The factors determining the taxation of earnings from share transactions (volume, holding period, etc.) serve as a reference for the classification of PMS income. This is because there are no regulations defining PMS taxes.
Factors impacting PMS taxation
The kind of assets owned in the portfolio, the time, and the tax bracket of an investor are some elements that affect how PMS investments are taxed.
- PMS’s non-equity and equity holdings
Stocks and mutual funds with an equity focus are examples of equity holdings in PMS. According to Indian tax laws, profits from equity investments held for more than a year are regarded as long-term gains and are subject to a lower tax rate than profits from non-equity assets.
- Duration of holding and tax efficiency
The tenure an investment is held significantly impacts how tax-efficient it is. To reduce tax obligations, investors have to consider how long they plan to retain their assets in the PMS portfolio. Extended terms of ownership may lead to lower capital gains tax obligations.
Why should you invest in PMS?
- With limited risk and skilled monitoring, PMS offers the benefit of professional portfolio management to ensure steady, long-term earnings.
- There is less need for the client to micromanage. More performance flexibility is available to the PMS fund manager.
- PMS offers extensive reporting and communications, which contributes to its transparency.
- Above all, there is personalised guidance instead of the type of bulk portfolio selections seen in mutual funds. They enable the customer to have a more customised portfolio that aligns with their specific risk tolerance and expected rate of return.
Conclusion
It is crucial for investors to comprehend the tax implications of investing in PMS in India in order to make well-informed choices that complement their financial objectives and tax planning techniques. Additionally, when investing, it’s important to do thorough research and look closely at the PMS provider’s prior experience.
FAQs
Portfolio Management Services (PMS) and Alternative Investment Funds (AIFs) differ in taxation. PMS investors are taxed based on individual ownership of securities, with taxes applied according to their income tax slab. AIFs, particularly Category I and II, offer a ‘pass-through’ status, meaning income is taxed in the hands of the investors, not at the fund level, which can simplify tax obligations.
Portfolio Management Services (PMS) cater to affluent investors, offering bespoke investment strategies. With a minimum investment threshold of ₹50 lakhs, PMS provides direct ownership of securities, unlike mutual funds. Investors benefit from tailored portfolios aligned with their financial goals and risk preferences, managed by professional portfolio managers.
Choosing between PMS and AIF depends on investment goals and preferences. PMS offers a more personalised investment experience with active portfolio management, suitable for investors who prefer direct stock ownership.

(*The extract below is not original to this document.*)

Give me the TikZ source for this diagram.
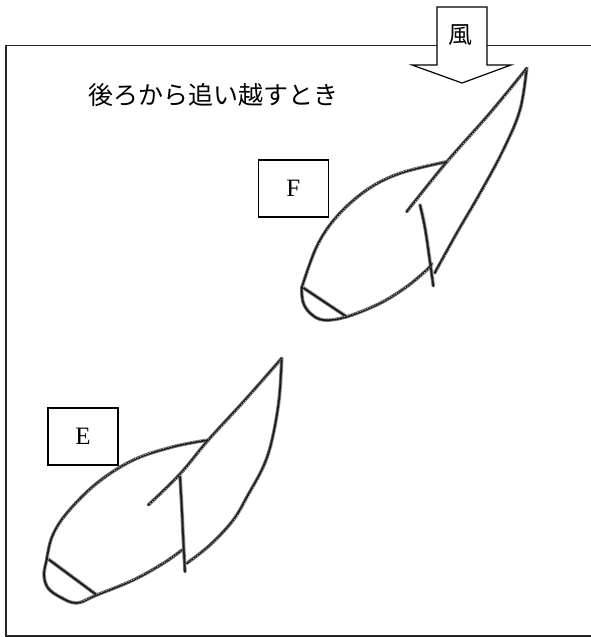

AIFs provide access to a diverse range of assets and complex investment strategies, often appealing to those seeking exposure to alternative asset classes.
PMS investments are considered tax-efficient due to the treatment of returns as capital gains. This allows investors to take advantage of lower long-term capital gains tax rates, provided the securities are held for the requisite period. It’s important to note that while PMS can offer tax advantages, especially for high-value investors, the actual tax impact should be evaluated in conjunction with one’s investment horizon and financial goals.
Investing in a PMS can be a strategic move for investors who have a clear understanding of their investment goals and are seeking a high degree of personalisation in their portfolio. The ability to tailor investments to specific needs, coupled with professional management, can lead to significant advantages, particularly for those with substantial investable funds. As with any investment, due diligence and a thorough assessment of the PMS provider’s track record are essential.